**Goal:**
In the listing below, find the line that contains "Write the React, TypeScript" and the line that contains "import * as". Quote both and every line between them, exactly, and nothing more.

**Material for the task:**
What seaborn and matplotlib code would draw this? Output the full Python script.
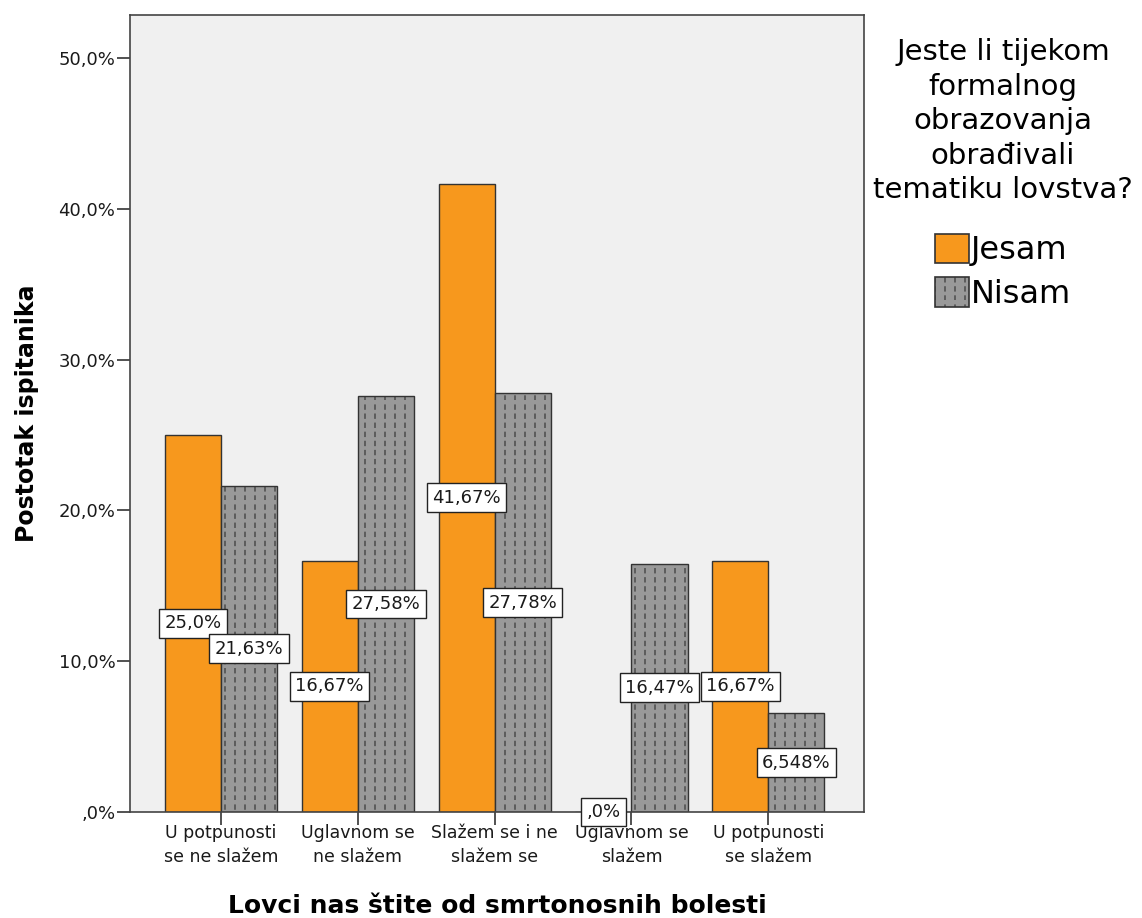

==

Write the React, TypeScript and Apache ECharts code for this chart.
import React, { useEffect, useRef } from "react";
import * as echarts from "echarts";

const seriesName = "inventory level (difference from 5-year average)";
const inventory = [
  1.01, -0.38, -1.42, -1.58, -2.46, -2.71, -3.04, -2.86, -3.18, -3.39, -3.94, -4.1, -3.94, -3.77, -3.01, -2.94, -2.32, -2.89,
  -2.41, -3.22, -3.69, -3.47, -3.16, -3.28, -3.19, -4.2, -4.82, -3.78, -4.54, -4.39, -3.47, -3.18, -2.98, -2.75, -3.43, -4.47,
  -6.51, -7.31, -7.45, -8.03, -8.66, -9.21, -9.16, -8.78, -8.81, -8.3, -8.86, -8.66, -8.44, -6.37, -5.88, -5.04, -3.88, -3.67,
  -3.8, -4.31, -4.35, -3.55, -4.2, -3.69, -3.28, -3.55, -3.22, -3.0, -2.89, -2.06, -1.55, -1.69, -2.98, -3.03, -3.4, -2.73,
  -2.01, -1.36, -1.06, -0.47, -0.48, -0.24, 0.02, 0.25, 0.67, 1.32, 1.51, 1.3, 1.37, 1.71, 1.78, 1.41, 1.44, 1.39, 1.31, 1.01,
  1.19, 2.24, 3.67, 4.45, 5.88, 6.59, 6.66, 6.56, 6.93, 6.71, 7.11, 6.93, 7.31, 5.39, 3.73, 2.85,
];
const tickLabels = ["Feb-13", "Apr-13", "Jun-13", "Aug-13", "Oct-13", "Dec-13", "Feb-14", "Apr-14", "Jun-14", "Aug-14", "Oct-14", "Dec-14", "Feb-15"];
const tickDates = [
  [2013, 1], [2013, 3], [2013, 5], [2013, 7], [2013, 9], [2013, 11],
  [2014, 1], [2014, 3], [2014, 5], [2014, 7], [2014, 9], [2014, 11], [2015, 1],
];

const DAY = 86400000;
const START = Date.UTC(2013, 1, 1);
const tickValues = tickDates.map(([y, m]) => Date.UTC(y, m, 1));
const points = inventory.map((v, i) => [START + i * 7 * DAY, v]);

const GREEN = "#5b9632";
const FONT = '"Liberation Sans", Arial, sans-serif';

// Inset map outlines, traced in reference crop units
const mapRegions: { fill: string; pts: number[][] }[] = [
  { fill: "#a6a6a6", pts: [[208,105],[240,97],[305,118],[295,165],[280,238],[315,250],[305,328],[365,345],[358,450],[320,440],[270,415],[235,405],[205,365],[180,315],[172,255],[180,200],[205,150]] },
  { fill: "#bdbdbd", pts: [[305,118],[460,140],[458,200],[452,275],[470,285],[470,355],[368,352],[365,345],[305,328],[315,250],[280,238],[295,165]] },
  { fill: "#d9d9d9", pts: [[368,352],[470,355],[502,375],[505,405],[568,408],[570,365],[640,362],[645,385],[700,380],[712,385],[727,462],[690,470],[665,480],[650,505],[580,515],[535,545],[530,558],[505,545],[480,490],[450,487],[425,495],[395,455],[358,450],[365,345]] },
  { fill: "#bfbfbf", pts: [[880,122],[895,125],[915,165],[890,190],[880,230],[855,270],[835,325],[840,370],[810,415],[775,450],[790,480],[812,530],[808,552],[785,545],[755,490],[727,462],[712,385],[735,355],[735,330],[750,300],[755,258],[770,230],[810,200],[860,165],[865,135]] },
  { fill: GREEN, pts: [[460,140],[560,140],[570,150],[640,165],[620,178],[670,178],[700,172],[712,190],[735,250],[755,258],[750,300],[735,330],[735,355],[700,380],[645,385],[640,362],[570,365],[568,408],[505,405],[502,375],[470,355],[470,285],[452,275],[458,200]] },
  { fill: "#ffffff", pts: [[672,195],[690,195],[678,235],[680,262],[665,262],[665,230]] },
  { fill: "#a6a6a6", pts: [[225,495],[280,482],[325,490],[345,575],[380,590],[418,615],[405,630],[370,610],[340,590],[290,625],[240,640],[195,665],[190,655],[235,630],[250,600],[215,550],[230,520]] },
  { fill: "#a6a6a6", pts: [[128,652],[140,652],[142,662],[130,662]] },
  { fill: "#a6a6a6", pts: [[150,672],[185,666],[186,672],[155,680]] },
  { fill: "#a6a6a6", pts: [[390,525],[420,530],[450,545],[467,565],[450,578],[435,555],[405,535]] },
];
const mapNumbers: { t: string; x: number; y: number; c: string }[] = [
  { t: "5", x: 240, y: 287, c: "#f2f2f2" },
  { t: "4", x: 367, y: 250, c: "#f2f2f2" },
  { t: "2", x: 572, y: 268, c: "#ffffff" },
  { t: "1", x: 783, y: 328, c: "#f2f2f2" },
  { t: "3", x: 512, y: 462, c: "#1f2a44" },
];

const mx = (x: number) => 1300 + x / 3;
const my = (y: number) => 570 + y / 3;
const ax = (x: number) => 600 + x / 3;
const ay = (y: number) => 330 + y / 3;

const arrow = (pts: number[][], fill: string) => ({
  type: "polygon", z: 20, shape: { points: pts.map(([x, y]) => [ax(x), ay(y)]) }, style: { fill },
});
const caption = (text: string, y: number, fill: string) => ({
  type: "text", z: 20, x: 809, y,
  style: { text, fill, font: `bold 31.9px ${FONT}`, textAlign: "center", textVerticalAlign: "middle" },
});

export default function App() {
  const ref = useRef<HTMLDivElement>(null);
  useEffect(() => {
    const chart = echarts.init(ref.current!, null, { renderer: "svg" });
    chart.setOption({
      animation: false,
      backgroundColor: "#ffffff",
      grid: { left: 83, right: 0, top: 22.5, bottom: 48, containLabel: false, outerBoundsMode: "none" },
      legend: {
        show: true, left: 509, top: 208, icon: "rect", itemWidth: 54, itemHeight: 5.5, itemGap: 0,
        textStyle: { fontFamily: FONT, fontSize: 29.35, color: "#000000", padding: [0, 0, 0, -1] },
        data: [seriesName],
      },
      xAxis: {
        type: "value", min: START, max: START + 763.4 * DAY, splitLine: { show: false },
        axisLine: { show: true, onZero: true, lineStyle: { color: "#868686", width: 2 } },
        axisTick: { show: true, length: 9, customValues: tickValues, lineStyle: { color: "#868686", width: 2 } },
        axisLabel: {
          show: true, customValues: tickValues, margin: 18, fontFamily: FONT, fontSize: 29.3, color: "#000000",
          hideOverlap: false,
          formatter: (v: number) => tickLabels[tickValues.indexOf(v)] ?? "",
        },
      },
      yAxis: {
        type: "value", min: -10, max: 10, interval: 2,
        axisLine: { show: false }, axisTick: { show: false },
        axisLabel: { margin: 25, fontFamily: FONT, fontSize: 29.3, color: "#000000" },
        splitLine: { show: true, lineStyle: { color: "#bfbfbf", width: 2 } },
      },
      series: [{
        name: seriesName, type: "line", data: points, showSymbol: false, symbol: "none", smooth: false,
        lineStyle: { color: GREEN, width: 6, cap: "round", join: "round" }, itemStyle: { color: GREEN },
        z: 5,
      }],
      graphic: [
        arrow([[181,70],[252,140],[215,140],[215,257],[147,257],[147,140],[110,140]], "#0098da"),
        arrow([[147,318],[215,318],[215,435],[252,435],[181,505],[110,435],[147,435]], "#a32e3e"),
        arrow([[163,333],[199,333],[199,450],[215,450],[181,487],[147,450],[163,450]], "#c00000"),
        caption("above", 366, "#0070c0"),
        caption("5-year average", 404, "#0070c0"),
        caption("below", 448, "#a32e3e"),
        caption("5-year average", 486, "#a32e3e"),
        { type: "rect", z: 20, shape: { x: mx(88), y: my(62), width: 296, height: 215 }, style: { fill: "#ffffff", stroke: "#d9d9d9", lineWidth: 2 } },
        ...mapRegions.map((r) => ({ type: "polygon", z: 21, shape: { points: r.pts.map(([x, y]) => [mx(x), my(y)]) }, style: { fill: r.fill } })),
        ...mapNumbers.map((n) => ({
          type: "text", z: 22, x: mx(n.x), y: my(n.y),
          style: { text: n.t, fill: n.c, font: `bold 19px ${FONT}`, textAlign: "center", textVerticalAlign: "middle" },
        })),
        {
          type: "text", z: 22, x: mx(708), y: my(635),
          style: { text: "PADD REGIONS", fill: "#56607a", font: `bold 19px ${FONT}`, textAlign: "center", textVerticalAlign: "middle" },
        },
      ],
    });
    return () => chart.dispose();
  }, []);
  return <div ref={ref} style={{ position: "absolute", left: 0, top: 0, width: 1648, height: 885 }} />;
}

...

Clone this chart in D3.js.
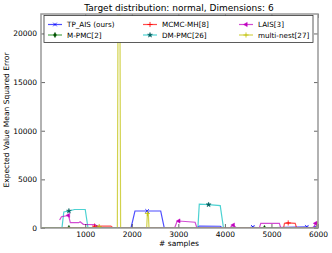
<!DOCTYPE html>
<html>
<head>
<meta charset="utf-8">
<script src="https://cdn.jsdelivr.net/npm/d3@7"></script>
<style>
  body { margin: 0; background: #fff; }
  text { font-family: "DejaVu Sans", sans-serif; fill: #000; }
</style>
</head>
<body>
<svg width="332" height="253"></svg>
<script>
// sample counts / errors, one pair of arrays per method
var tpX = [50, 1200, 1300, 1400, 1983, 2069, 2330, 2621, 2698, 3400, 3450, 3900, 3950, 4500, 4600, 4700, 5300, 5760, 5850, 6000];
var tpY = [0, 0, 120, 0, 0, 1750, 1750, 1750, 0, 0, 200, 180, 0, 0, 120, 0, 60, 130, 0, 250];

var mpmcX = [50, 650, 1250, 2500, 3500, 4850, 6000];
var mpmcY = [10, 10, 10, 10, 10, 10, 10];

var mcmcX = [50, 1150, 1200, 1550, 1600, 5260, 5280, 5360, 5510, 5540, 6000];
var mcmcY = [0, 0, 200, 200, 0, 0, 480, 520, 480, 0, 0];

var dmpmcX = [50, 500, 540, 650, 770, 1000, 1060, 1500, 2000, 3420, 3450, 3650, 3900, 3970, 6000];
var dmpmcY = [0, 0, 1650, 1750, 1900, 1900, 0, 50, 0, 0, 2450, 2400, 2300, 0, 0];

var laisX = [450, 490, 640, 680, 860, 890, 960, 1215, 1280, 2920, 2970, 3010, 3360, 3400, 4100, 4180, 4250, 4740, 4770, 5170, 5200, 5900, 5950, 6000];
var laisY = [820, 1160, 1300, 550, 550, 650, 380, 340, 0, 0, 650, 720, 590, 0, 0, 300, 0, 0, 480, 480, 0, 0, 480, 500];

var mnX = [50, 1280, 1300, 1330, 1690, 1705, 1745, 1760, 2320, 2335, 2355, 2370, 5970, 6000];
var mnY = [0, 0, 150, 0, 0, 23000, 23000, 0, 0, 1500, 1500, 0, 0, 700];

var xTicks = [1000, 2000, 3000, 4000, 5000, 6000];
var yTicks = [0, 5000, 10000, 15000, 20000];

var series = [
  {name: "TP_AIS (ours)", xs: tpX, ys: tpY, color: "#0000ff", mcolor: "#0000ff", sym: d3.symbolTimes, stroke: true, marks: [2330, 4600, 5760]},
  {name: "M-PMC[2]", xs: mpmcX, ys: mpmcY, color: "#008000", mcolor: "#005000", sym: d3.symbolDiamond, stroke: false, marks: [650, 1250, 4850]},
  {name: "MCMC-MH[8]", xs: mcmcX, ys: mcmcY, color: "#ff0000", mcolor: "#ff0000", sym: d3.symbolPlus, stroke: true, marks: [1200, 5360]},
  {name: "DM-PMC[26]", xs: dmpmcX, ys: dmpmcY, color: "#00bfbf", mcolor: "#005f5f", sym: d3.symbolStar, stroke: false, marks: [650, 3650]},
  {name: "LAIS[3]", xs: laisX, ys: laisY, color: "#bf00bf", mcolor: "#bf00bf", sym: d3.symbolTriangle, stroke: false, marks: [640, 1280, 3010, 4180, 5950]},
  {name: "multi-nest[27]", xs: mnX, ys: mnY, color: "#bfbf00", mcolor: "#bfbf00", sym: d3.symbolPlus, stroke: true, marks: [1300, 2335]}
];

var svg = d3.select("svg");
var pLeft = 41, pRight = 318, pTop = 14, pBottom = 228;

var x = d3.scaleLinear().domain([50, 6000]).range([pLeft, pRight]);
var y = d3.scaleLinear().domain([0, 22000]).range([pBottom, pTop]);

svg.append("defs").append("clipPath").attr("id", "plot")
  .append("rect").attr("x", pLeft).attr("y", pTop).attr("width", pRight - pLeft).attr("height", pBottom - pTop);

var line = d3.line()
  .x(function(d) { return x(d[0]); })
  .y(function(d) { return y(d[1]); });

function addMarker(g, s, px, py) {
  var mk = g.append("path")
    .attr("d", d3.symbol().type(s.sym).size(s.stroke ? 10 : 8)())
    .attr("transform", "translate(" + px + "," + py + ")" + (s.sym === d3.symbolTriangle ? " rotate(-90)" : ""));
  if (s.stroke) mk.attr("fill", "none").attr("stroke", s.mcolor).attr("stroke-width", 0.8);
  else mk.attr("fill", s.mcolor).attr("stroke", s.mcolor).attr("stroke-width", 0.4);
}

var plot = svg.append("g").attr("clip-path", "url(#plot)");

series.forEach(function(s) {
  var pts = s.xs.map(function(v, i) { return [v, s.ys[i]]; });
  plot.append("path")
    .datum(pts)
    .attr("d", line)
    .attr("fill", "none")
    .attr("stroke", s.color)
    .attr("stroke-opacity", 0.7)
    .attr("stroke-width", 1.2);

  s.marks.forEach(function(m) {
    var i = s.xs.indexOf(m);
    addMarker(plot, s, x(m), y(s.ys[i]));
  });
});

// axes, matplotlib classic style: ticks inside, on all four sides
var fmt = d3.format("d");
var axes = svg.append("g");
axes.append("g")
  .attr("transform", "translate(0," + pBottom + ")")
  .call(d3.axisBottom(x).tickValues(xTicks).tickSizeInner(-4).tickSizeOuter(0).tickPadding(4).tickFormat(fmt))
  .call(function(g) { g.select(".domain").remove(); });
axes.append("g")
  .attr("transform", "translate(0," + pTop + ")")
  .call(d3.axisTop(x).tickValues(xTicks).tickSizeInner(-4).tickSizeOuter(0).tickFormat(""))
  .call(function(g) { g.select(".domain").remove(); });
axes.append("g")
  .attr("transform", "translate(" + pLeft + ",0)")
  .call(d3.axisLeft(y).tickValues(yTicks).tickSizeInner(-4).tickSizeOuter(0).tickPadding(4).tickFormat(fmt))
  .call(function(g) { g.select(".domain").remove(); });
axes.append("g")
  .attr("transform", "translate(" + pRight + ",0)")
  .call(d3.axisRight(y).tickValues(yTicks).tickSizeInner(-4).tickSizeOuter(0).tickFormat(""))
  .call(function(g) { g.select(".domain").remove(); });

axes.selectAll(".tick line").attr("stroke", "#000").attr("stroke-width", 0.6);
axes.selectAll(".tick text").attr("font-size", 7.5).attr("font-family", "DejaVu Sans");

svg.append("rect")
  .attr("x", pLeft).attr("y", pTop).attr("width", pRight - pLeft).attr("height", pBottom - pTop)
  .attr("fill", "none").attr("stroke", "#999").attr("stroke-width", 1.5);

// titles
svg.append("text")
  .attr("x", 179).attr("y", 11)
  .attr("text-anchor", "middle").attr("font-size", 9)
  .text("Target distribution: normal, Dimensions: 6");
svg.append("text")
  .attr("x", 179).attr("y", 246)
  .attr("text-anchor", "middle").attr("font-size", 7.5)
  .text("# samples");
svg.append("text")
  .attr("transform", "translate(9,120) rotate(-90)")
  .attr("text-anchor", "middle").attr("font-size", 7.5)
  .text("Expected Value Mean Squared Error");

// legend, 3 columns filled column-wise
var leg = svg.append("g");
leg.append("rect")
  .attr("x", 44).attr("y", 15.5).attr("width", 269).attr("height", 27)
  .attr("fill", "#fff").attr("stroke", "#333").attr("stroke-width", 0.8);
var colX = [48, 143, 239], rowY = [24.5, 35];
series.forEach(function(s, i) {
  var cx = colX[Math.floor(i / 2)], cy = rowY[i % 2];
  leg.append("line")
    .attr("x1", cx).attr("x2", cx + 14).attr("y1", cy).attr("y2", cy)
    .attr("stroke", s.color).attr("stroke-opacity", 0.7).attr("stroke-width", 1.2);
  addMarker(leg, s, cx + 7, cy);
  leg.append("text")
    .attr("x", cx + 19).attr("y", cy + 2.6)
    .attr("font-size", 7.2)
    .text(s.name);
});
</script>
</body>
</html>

**Correct output:**
Write the React, TypeScript and Apache ECharts code for this chart.
import React, { useEffect, useRef } from "react";
import * as echarts from "echarts";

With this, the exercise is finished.